Vom Baumaterial- und Baustrukturaspekt aus lassen sich Wachturm-Gebäude in die drei Typen Lehm-, Backstein- und Stahlbetonbauten untergliedern. Die beiden ersten sind aus traditionellen chinesischen Baumaterialien hergestellt, letzterer ist ein Produkt westlichen Kultureinflusses. Die meisten Wachturm-Gebäude wurden in den 20er und 30er Jahren des letzten Jahrhunderts von den Auslandschinesen und deren Familienangehörigen in Anlehnung an Baustile verschiedener Länder mit den damalig fortschrittlichsten Materialien und Bautechnologien erbaut.
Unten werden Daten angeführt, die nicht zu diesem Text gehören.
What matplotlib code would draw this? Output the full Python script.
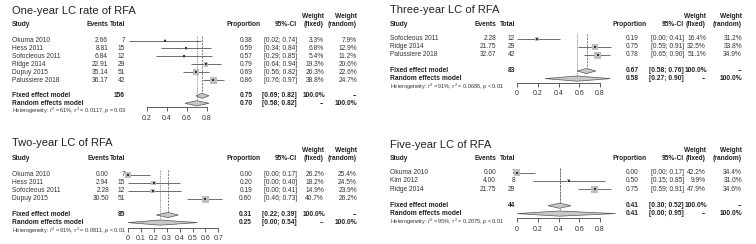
import numpy as np
import matplotlib
matplotlib.use('Agg')
from matplotlib import pyplot as plt

plt.rcParams['font.family'] = ['Liberation Sans', 'DejaVu Sans']
plt.rcParams['mathtext.fontset'] = 'custom'
plt.rcParams['mathtext.rm'] = 'Liberation Sans'
plt.rcParams['mathtext.it'] = 'Liberation Sans:italic'

# ---- data ----
titles = ['One-year LC rate of RFA', 'Three-year LC of RFA',
          'Two-year LC of RFA', 'Five-year LC of RFA']

studies1 = ['Okuma 2010', 'Hess 2011', 'Sofocleous 2011', 'Ridge 2014', 'Dupuy 2015', 'Palussiere 2018']
events1 = [2.66, 8.81, 6.84, 22.91, 35.14, 36.17]
total1 = [7, 15, 12, 29, 51, 42]
prop1 = [0.38, 0.59, 0.57, 0.79, 0.69, 0.86]
lo1 = [0.02, 0.34, 0.29, 0.64, 0.56, 0.76]
hi1 = [0.74, 0.84, 0.85, 0.94, 0.82, 0.97]
wfix1 = [3.3, 6.8, 5.4, 19.3, 26.3, 38.8]
wran1 = [7.9, 12.9, 11.2, 20.6, 22.6, 24.7]
fixed1 = [0.75, 0.69, 0.82]
random1 = [0.70, 0.58, 0.82]
n1 = 156
het1 = 'Heterogeneity: $I^2$ = 61%, $\\tau^2$ = 0.0117, $p$ = 0.03'
ticks1 = [0.2, 0.4, 0.6, 0.8]
ticklab1 = ['0.2', '0.4', '0.6', '0.8']

studies2 = ['Sofocleous 2011', 'Ridge 2014', 'Palussiere 2018']
events2 = [2.28, 21.75, 32.67]
total2 = [12, 29, 42]
prop2 = [0.19, 0.75, 0.78]
lo2 = [0.00, 0.59, 0.65]
hi2 = [0.41, 0.91, 0.90]
wfix2 = [16.4, 32.5, 51.1]
wran2 = [31.2, 33.8, 34.9]
fixed2 = [0.67, 0.58, 0.76]
random2 = [0.58, 0.27, 0.90]
n2 = 83
het2 = 'Heterogeneity: $I^2$ = 91%, $\\tau^2$ = 0.0686, $p$ < 0.01'
ticks2 = [0, 0.2, 0.4, 0.6, 0.8]
ticklab2 = ['0', '0.2', '0.4', '0.6', '0.8']

studies3 = ['Okuma 2010', 'Hess 2011', 'Sofocleous 2011', 'Dupuy 2015']
events3 = [0.00, 2.94, 2.28, 30.50]
total3 = [7, 15, 12, 51]
prop3 = [0.00, 0.20, 0.19, 0.60]
lo3 = [0.00, 0.00, 0.00, 0.46]
hi3 = [0.17, 0.40, 0.41, 0.73]
wfix3 = [26.2, 18.2, 14.9, 40.7]
wran3 = [25.4, 24.5, 23.9, 26.2]
fixed3 = [0.31, 0.22, 0.39]
random3 = [0.25, 0.00, 0.54]
n3 = 85
het3 = 'Heterogeneity: $I^2$ = 91%, $\\tau^2$ = 0.0811, $p$ < 0.01'
ticks3 = [0, 0.1, 0.2, 0.3, 0.4, 0.5, 0.6, 0.7]
ticklab3 = ['0', '0.1', '0.2', '0.3', '0.4', '0.5', '0.6', '0.7']

studies4 = ['Okuma 2010', 'Kim 2012', 'Ridge 2014']
events4 = [0.00, 4.00, 21.75]
total4 = [7, 8, 29]
prop4 = [0.00, 0.50, 0.75]
lo4 = [0.00, 0.15, 0.59]
hi4 = [0.17, 0.85, 0.91]
wfix4 = [42.2, 9.9, 47.9]
wran4 = [34.4, 31.0, 34.6]
fixed4 = [0.41, 0.30, 0.52]
random4 = [0.41, 0.00, 0.95]
n4 = 44
het4 = 'Heterogeneity: $I^2$ = 95%, $\\tau^2$ = 0.2075, $p$ < 0.01'
ticks4 = [0, 0.2, 0.4, 0.6, 0.8]
ticklab4 = ['0', '0.2', '0.4', '0.6', '0.8']

W, H = 756, 244
fig = plt.figure(figsize=(W / 100, H / 100), dpi=100)
bg = fig.add_axes([0, 0, 1, 1])
bg.set_xlim(0, W)
bg.set_ylim(H, 0)
bg.axis('off')

TXT = '#333333'
FS = 4.8


def forest(studies, events, total, prop, lo, hi, wfix, wran, fixed, random, n, het,
           ticks, ticklab, title, lay):
    x_study, x_ev, x_tot, x0, ppu = lay['study'], lay['ev'], lay['tot'], lay['x0'], lay['ppu']
    x_prh, x_pr, x_ci, x_wf, x_wr = lay['prh'], lay['pr'], lay['ci'], lay['wf'], lay['wr']
    y_title, y_head, y_row, dy, y_axis = lay['title'], lay['head'], lay['row'], lay['dy'], lay['axis']

    bg.text(x_study, y_title, title, fontsize=8, va='center', ha='left', color='#222222')
    # headers
    hd = dict(fontsize=FS, fontweight='bold', va='center', color='#222222')
    bg.text(x_study, y_head, 'Study', ha='left', **hd)
    bg.text(x_ev, y_head, 'Events', ha='right', **hd)
    bg.text(x_tot, y_head, 'Total', ha='right', **hd)
    bg.text(x_prh, y_head, 'Proportion', ha='right', **hd)
    bg.text(x_ci, y_head, '95%-CI', ha='right', **hd)
    bg.text(x_wf, y_head - 7.5, 'Weight', ha='right', **hd)
    bg.text(x_wr, y_head - 7.5, 'Weight', ha='right', **hd)
    bg.text(x_wf, y_head, '(fixed)', ha='right', **hd)
    bg.text(x_wr, y_head, '(random)', ha='right', **hd)

    k = len(studies)
    ys = y_row + dy * np.arange(k)
    y_fix = ys[-1] + 2 * dy
    y_ran = y_fix + dy * 0.95
    y_het = y_ran + dy * 0.95

    tx = dict(fontsize=FS, va='center', color=TXT)
    for i in range(k):
        bg.text(x_study, ys[i], studies[i], ha='left', **tx)
        bg.text(x_ev, ys[i], '%.2f' % events[i], ha='right', **tx)
        bg.text(x_tot, ys[i], str(total[i]), ha='right', **tx)
        bg.text(x_pr, ys[i], '%.2f' % prop[i], ha='right', **tx)
        bg.text(x_ci, ys[i], '[%.2f; %.2f]' % (lo[i], hi[i]), ha='right', **tx)
        bg.text(x_wf, ys[i], '%.1f%%' % wfix[i], ha='right', **tx)
        bg.text(x_wr, ys[i], '%.1f%%' % wran[i], ha='right', **tx)

    bx = dict(fontsize=FS, fontweight='bold', va='center', color='#222222')
    bg.text(x_study, y_fix, 'Fixed effect model', ha='left', **bx)
    bg.text(x_tot, y_fix, str(n), ha='right', **bx)
    bg.text(x_pr, y_fix, '%.2f' % fixed[0], ha='right', **bx)
    bg.text(x_ci, y_fix, '[%.2f; %.2f]' % (fixed[1], fixed[2]), ha='right', **bx)
    bg.text(x_wf + 1, y_fix, '100.0%', ha='right', **bx)
    bg.text(x_wr, y_fix, '--', ha='right', **bx)
    bg.text(x_study, y_ran, 'Random effects model', ha='left', **bx)
    bg.text(x_pr, y_ran, '%.2f' % random[0], ha='right', **bx)
    bg.text(x_ci, y_ran, '[%.2f; %.2f]' % (random[1], random[2]), ha='right', **bx)
    bg.text(x_wf, y_ran, '--', ha='right', **bx)
    bg.text(x_wr, y_ran, '100.0%', ha='right', **bx)
    bg.text(x_study, y_het + 0.3, het, ha='left', fontsize=4.0, va='center', color=TXT)

    # forest axes: x in proportion units, y in figure pixels
    xlo, xhi = -0.1, 1.0
    top = y_head
    ax = fig.add_axes([(x0 + xlo * ppu) / W, (H - y_axis) / H,
                       (xhi - xlo) * ppu / W, (y_axis - top) / H])
    ax.set_xlim(xlo, xhi)
    ax.set_ylim(y_axis, top)
    ax.patch.set_visible(False)
    for s in ['left', 'right', 'top']:
        ax.spines[s].set_visible(False)
    ax.spines['bottom'].set_bounds(ticks[0], ticks[-1])
    ax.spines['bottom'].set_linewidth(0.6)
    ax.spines['bottom'].set_color('#444444')
    ax.set_yticks([])
    ax.set_xticks(ticks)
    ax.set_xticklabels(ticklab)
    ax.tick_params(axis='x', direction='out', length=3, width=0.6, pad=2.5,
                   labelsize=5, colors='#444444', labelcolor='#333333')

    h = 2.6
    ax.hlines(ys, lo, hi, color='#555555', lw=0.6, zorder=2, clip_on=False)
    side = 7.0 * np.sqrt(np.array(wfix) / max(wfix))
    ax.scatter(prop, ys, marker='s', s=(side * 0.72) ** 2, color='#BDBDBD',
               linewidths=0, zorder=3, clip_on=False)
    ax.scatter(prop, ys, marker='s', s=0.6, color='#333333', linewidths=0,
               zorder=4, clip_on=False)

    ax.vlines(fixed[0], ys[0] - 5, y_fix - h, color='#666666', lw=0.6,
              linestyles=(0, (2.5, 1.5)), zorder=1, clip_on=False)
    ax.vlines(random[0], ys[0] - 5, y_ran - h, color='#666666', lw=0.6,
              linestyles=(0, (1, 1.2)), zorder=1, clip_on=False)

    for est, y in [(fixed, y_fix), (random, y_ran)]:
        ax.fill([est[1], est[0], est[2], est[0]], [y, y - h, y, y + h],
                facecolor='#C8C8C8', edgecolor='#555555', lw=0.5, zorder=3,
                clip_on=False)


lay1 = dict(study=12, ev=108, tot=125, x0=127, ppu=100, prh=261, pr=253, ci=297,
            wf=324, wr=357, title=11, head=24, row=40.5, dy=7.9, axis=107)
lay2 = dict(study=390, ev=496, tot=515, x0=517, ppu=103.75, prh=647, pr=639, ci=684,
            wf=706, wr=742, title=10, head=24, row=39, dy=8.0, axis=82.5)
lay3 = dict(study=12, ev=109, tot=125, x0=128, ppu=129, prh=261, pr=252, ci=297,
            wf=324, wr=357, title=143, head=158, row=175, dy=8.0, axis=227.5)
lay4 = dict(study=390, ev=496, tot=515, x0=517, ppu=103.75, prh=647, pr=639, ci=684,
            wf=706, wr=742, title=145, head=158, row=172.5, dy=8.3, axis=218)

forest(studies1, events1, total1, prop1, lo1, hi1, wfix1, wran1, fixed1, random1, n1, het1,
       ticks1, ticklab1, titles[0], lay1)
forest(studies2, events2, total2, prop2, lo2, hi2, wfix2, wran2, fixed2, random2, n2, het2,
       ticks2, ticklab2, titles[1], lay2)
forest(studies3, events3, total3, prop3, lo3, hi3, wfix3, wran3, fixed3, random3, n3, het3,
       ticks3, ticklab3, titles[2], lay3)
forest(studies4, events4, total4, prop4, lo4, hi4, wfix4, wran4, fixed4, random4, n4, het4,
       ticks4, ticklab4, titles[3], lay4)

fig.savefig('out.png', dpi=100, facecolor='white')
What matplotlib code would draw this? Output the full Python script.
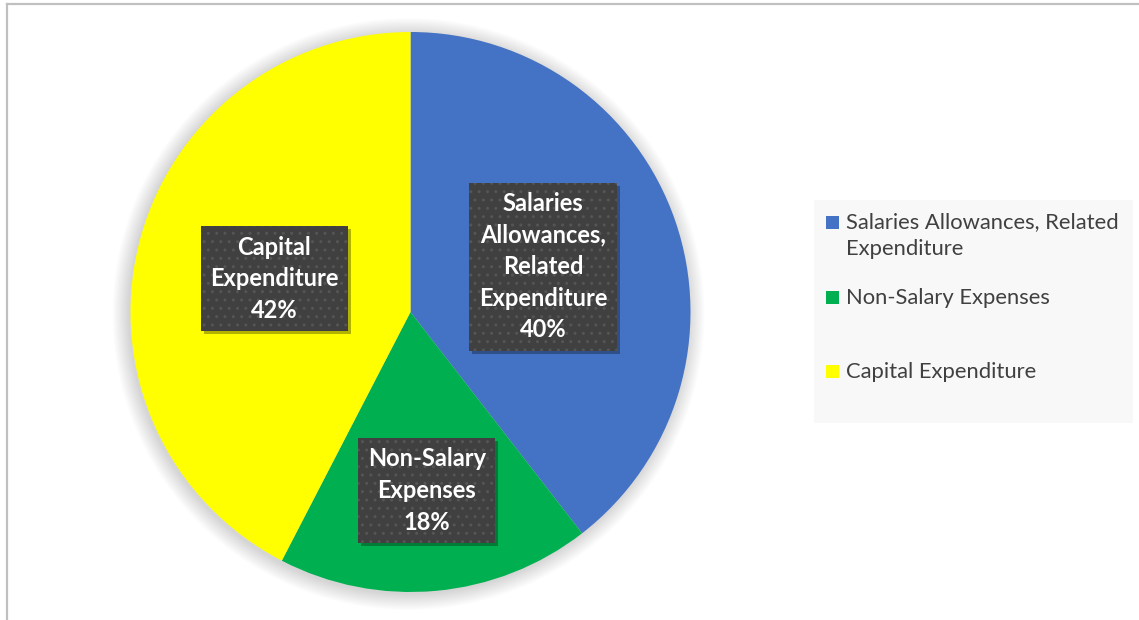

Sie verkörpern damit das Aufeinanderprallen und die Verschmelzung von Antike und Moderne als auch westlicher und östlicher Kultur. Zwei Aspekte sind dabei besonders beachtenswert: Erstens treffen in dieser Region auf einem relativ kleinen Raum so unterschiedliche Kulturelemente wie traditionell chinesische, altgriechische, römische, europäisch gotische des Mittelalters sowie islamische aufeinander und zweitens werden selbst innerhalb eines einzigen Gebäudes unterschiedliche Baustile verwendet, die ein provozierendes buntes Potpourri bilden.
Eine weitere Gebäudeform dieser Auslandschinesen-Region sind die von sehr wohlhabenden Auslandschinesen erbauen "Lu-Häuser", vergleichbar den heutigen Bungalows oder Villen. Sie haben in der Regel ein bis zwei Stockwerke und stehen an ausgewählten, bevorzugten Plätzen. Fassadenentwurf und -Struktur sind hier freier und ungezwungener, diese Gebäudeform dient rein als Wohngebäude. Konstruktion und Baumaterialen der Fassade weisen zahlreiche Ähnlichkeiten mit den Wachturm-Gebäuden auf, doch da Lu-Häuser niedriger sind, mehr Fenster aufweisen und weit weniger verteidigenden Charakter haben, dominiert hier eindeutig der Wohncharakter. Hinzu kommt, dass bei Lu-Häusern der Außenanbau der Wachturm-Gebäude allmählich einer nach innen gezogenen geräumigen Veranda Platz gemacht hat.